# help with the next step



## ibex (May 17, 2011)

Hello to all, I've been reading this forum for some time and finally decided to jump in and am looking for ideas and maybe some direction. Here are the details:

Married early thirties both professionals and working full time for the past 5 years. Income appr $15,500/mth
RRSP's- $80,150
MM account- $147,000
Vehicles- $60,000

We have 2 homes, the first is currently being rented out as we moved for employment and our market has not bounced back yet, it is revenue negative appr. $100/mth which helps reduce our end year taxes. Equity in home appr. $125,000 exclusively due to down payment.

Second place is our primary residence with appr $140,000 equity. Downpayment+value increase.

We have paid off our debt aggressively and are now debt free minus the mortgages. I'm looking for advice on things we could be doing better or something I'm missing. Thanks in advance.

Added info: I participate in a Government DB pension plan, my wife does not. Thanks


----------



## I'm Howard (Oct 13, 2010)

TFSA?

I would not be in a hury with RRSP's if you have a Government DB Pension, you might be deferring yourself into paying higher taxes in the future.

You cannot put a value on what you think your house has increased to, it is worth what you can sell it for, you might think it worth $800,000 but if the best offer you get is $650,000?

I would sell your rental property, who knows which way the market is going to move?

The monies you get from that you could reduce the mortgage on your primary residance, and if you like Home Ownership, take a loan against your primary residance, buy another place to rent out, and deduct the interest you pay from the income.

I would consider buying a Recreational Property, rent it out and you might also use it when it is not rented,but still the interest is deductible.

The next question you might want to ask us is how the DIY at this board would allocate the monies you have saved in the RRSP's etc??

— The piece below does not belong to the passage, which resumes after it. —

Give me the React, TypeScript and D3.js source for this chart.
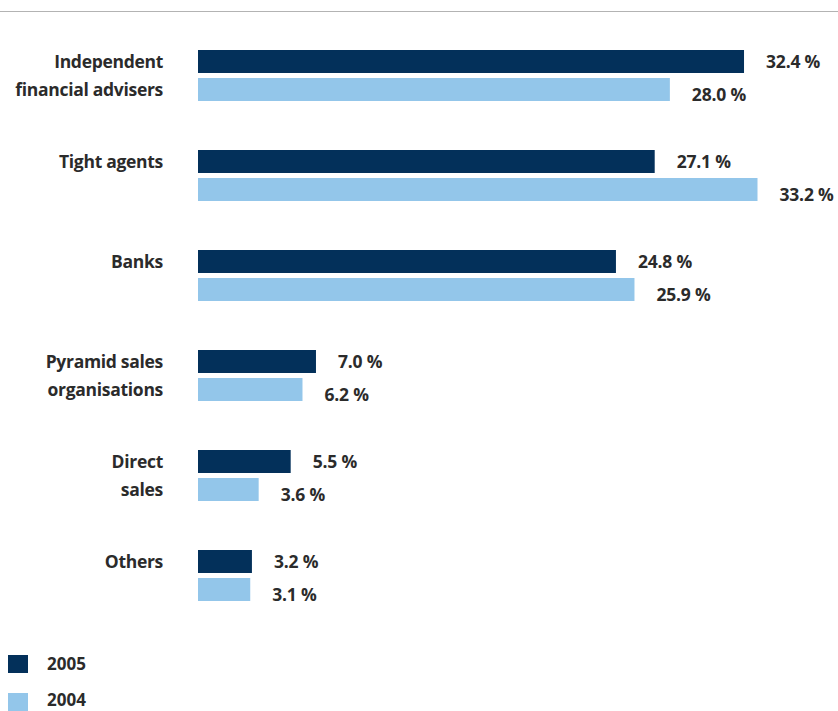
import React from "react";
import * as d3 from "d3";

const categories: string[][] = [
  ["Independent", "financial advisers"],
  ["Tight agents"],
  ["Banks"],
  ["Pyramid sales", "organisations"],
  ["Direct", "sales"],
  ["Others"],
];
const values2005: number[] = [32.4, 27.1, 24.8, 7.0, 5.5, 3.2];
const values2004: number[] = [28.0, 33.2, 25.9, 6.2, 3.6, 3.1];
const seriesNames: string[] = ["2005", "2004"];

const W = 838;
const H = 711;
const DARK = "#03305a";
const LIGHT = "#93c6ea";
const TEXT = "#2b2b2b";
const FONT = "'Open Sans', Lato, sans-serif";

export default function App() {
  const x = d3.scaleLinear().domain([0, 33.2]).range([198, 757.5]);
  const y = d3
    .scaleBand<number>()
    .domain(d3.range(categories.length))
    .range([50, 650])
    .paddingInner(0)
    .paddingOuter(0);
  const barH = 23;
  const gap = 5;
  const fmt = (v: number) => `${v.toFixed(1)} %`;

  return (
    <svg
      width={W}
      height={H}
      style={{ position: "absolute", left: 0, top: 0, display: "block" }}
      fontFamily={FONT}
    >
      <rect width={W} height={H} fill="#fff" />
      <line x1={0} x2={W} y1={11.5} y2={11.5} stroke="#b3b3b3" strokeWidth={1} />
      {categories.map((lines, i) => {
        const y0 = y(i)!;
        const c1 = y0 + barH / 2;
        const c2 = y0 + barH + gap + barH / 2;
        return (
          <g key={i}>
            <rect x={x(0)} y={y0} width={x(values2005[i]) - x(0)} height={barH} fill={DARK} />
            <rect
              x={x(0)}
              y={y0 + barH + gap}
              width={x(values2004[i]) - x(0)}
              height={barH}
              fill={LIGHT}
            />
            <text
              x={x(values2005[i]) + 22}
              y={c1 - 1}
              dominantBaseline="central"
              fontSize={17.5}
              fontWeight={700}
              letterSpacing={-0.2}
              fill={TEXT}
            >
              {fmt(values2005[i])}
            </text>
            <text
              x={x(values2004[i]) + 22}
              y={c2 + 4}
              dominantBaseline="central"
              fontSize={17.5}
              fontWeight={700}
              letterSpacing={-0.2}
              fill={TEXT}
            >
              {fmt(values2004[i])}
            </text>
            {lines.map((ln, j) => (
              <text
                key={j}
                x={163}
                y={(j === 0 ? c1 : c2) - 1}
                textAnchor="end"
                dominantBaseline="central"
                fontSize={17.5}
                fontWeight={700}
                letterSpacing={-0.3}
                fill={TEXT}
              >
                {ln}
              </text>
            ))}
          </g>
        );
      })}
      {seriesNames.map((s, i) => (
        <g key={s}>
          <rect x={8} y={655 + i * 38} width={20} height={18} fill={i === 0 ? DARK : LIGHT} />
          <text
            x={47}
            y={663.5 + i * 36}
            dominantBaseline="central"
            fontSize={17}
            fontWeight={700}
            fill={TEXT}
          >
            {s}
          </text>
        </g>
      ))}
    </svg>
  );
}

Are you planning children , will your wife continue to work?

The Conservatives are cuting 50,000 Government Jobs, will yours be one of them???


----------



## ibex (May 17, 2011)

Thanks for the reply, I guess my thinking about the RRSP's are that I am in the highest tax bracket now so getting the tax deduction is a benefit. Looking at couch potato portfolio for the existing RRSP's and am in the process of purchasing TFSA for myself and wife. We are not planning on kids... dogs, horses are enough. My job is about as stable as they come as a union emergency health care professional in the far North. Again, any further insight in regards to investing or anything else is appreciated.


----------